• _What you have to do_: Take the lines from the beginning of the material through the line containing "from matplotlib.lines import Line2D" and retype them exactly, leaving the pictures out.

• _Information given_:
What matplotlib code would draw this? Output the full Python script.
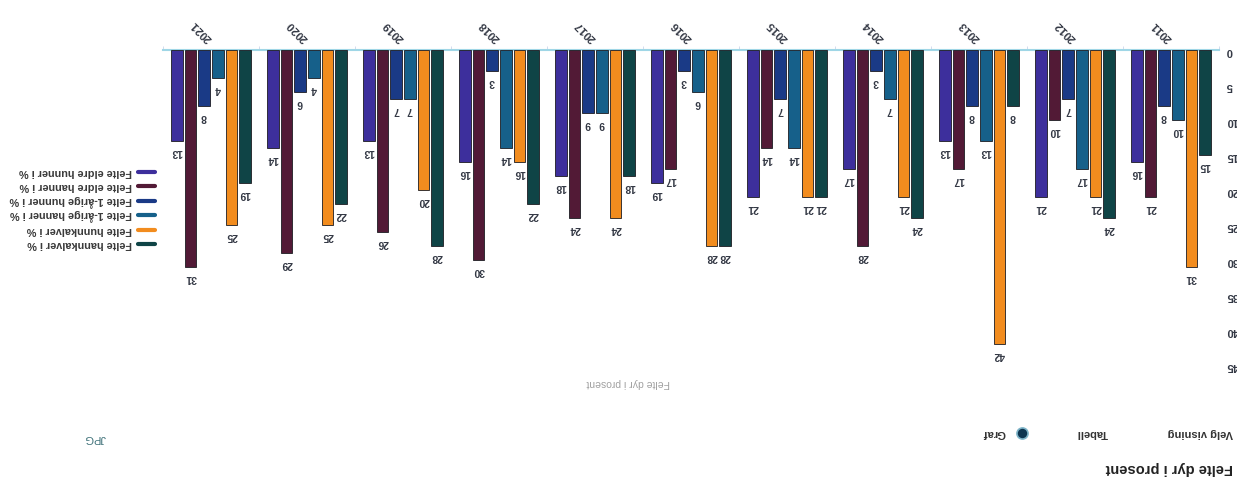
import numpy as np
import matplotlib
matplotlib.use("Agg")
import matplotlib.pyplot as plt
from matplotlib.lines import Line2D

# the reference is a screenshot turned upside down, so the whole chart is drawn rotated 180 degrees

years = ["2011", "2012", "2013", "2014", "2015", "2016",
         "2017", "2018", "2019", "2020", "2021"]

hannkalver = [15, 24, 8, 24, 21, 28, 18, 22, 28, 22, 19]
hunnkalver = [31, 21, 42, 21, 21, 28, 24, 16, 20, 25, 25]
hanner_1ar = [10, 17, 13, 7, 14, 6, 9, 14, 7, 4, 4]
hunner_1ar = [8, 7, 8, 3, 7, 3, 9, 3, 7, 6, 8]
eldre_hanner = [21, 10, 17, 28, 14, 17, 24, 30, 26, 29, 31]
eldre_hunner = [16, 21, 13, 17, 21, 19, 18, 16, 13, 14, 13]

series_names = ["Felte hannkalver i %", "Felte hunnkalver i %",
                "Felte 1-årige hanner i %", "Felte 1-årige hunner i %",
                "Felte eldre hanner i %", "Felte eldre hunner i %"]
series_values = [hannkalver, hunnkalver, hanner_1ar, hunner_1ar,
                 eldre_hanner, eldre_hunner]
colors = ["#0f4446", "#f28c1e", "#16608a", "#1a3a86", "#521a36", "#3d2f9c"]

plt.rcParams['font.family'] = ['Liberation Sans', 'DejaVu Sans']

W, H = 1237, 491
fig = plt.figure(figsize=(W / 100, H / 100), dpi=100)
fig.patch.set_facecolor("white")

# plot area in pixels: x 163..1219, zero line at y=50, 45 at y=365
ax = fig.add_axes([163 / W, 1 - 365 / H, (1219 - 163) / W, (365 - 50) / H])
ax.set_xlim(len(years) - 0.5, -0.5)
ax.set_ylim(45, 0)

x = np.arange(len(years))
step = 0.142
bar_w = 0.12
text_col = "#333844"
for k, (vals, col) in enumerate(zip(series_values, colors)):
    pos = x + (k - 2.5) * step
    ax.bar(pos, vals, width=bar_w, color=col, edgecolor="#1c1c22",
           linewidth=0.6, zorder=3)
    for px, v in zip(pos, vals):
        ax.annotate(str(v), (px, v), xytext=(0, -4), textcoords="offset points",
                    ha="center", va="top", rotation=180, fontsize=7.5,
                    fontweight="bold", color=text_col)

for side in ["left", "right", "bottom"]:
    ax.spines[side].set_visible(False)
ax.spines["top"].set_color("#9fd6e6")
ax.spines["top"].set_linewidth(1.5)

ax.yaxis.tick_right()
ax.set_yticks(range(0, 50, 5))
ax.tick_params(axis="y", length=0, pad=5, labelsize=8, labelcolor=text_col)
for lab in ax.get_yticklabels():
    lab.set_rotation(180)
    lab.set_fontweight("bold")

ax.xaxis.tick_top()
ax.set_xticks(x)
ax.set_xticklabels(years, rotation=135, rotation_mode="anchor",
                   ha="left", va="center", fontsize=8, fontweight="bold",
                   color=text_col)
ax.tick_params(axis="x", which="major", length=0, pad=7)
ax.set_xticks(np.arange(-0.5, len(years), 1), minor=True)
ax.tick_params(axis="x", which="minor", length=3, color="#ccd6eb",
               top=True, bottom=False)

# legend, drawn by hand so it reads upside down like the reference
leg_rows = [244, 230, 215, 201, 186, 172]
for name, col, yy in zip(series_names, colors, leg_rows):
    fig.add_artist(Line2D([138 / W, 155 / W], [1 - yy / H, 1 - yy / H],
                          color=col, linewidth=3, solid_capstyle="round"))
    fig.text(132 / W, 1 - yy / H, name, rotation=180, ha="right",
             va="center", fontsize=7.8, fontweight="bold", color="#3a3a3a")

# header texts (bottom of the image)
fig.text(1233 / W, 1 - 468 / H, "Felte dyr i prosent", rotation=180,
         ha="right", va="center", fontsize=10.5, fontweight="bold",
         color="#222222")
fig.text(1233 / W, 1 - 433 / H, "Velg visning", rotation=180, ha="right",
         va="center", fontsize=8, fontweight="bold", color="#333333")
fig.text(1108 / W, 1 - 433 / H, "Tabell", rotation=180, ha="right",
         va="center", fontsize=8, fontweight="bold", color="#333333")
fig.add_artist(Line2D([1022 / W], [1 - 433 / H], marker="o", markersize=8,
                      markerfacecolor="#0d3550", markeredgecolor="#7fb5c9",
                      markeredgewidth=1.2))
fig.text(1006 / W, 1 - 433 / H, "Graf", rotation=180, ha="right",
         va="center", fontsize=8, fontweight="bold", color="#333333")
fig.text(106 / W, 1 - 438 / H, "JPG", rotation=180, ha="right",
         va="center", fontsize=8, color="#3d7078")
fig.text(628 / W, 1 - 383 / H, "Felte dyr i prosent", rotation=180,
         ha="center", va="center", fontsize=7.5, color="#a0a0a0")

fig.savefig("out.png", dpi=100)
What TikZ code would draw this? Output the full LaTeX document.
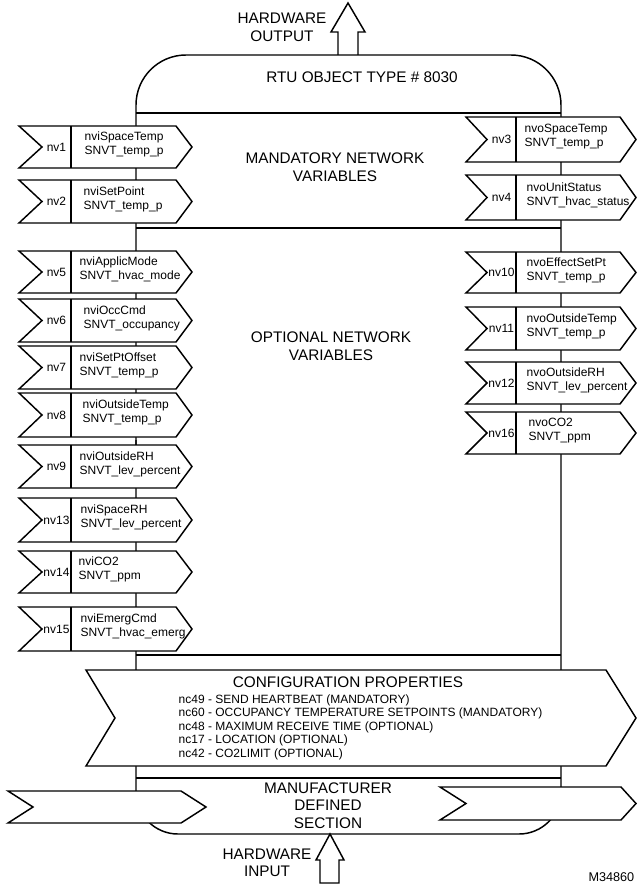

• _Result below_:
What matplotlib code would draw this? Output the full Python script.
import numpy as np
import matplotlib
matplotlib.use("Agg")
import matplotlib.pyplot as plt
from matplotlib.lines import Line2D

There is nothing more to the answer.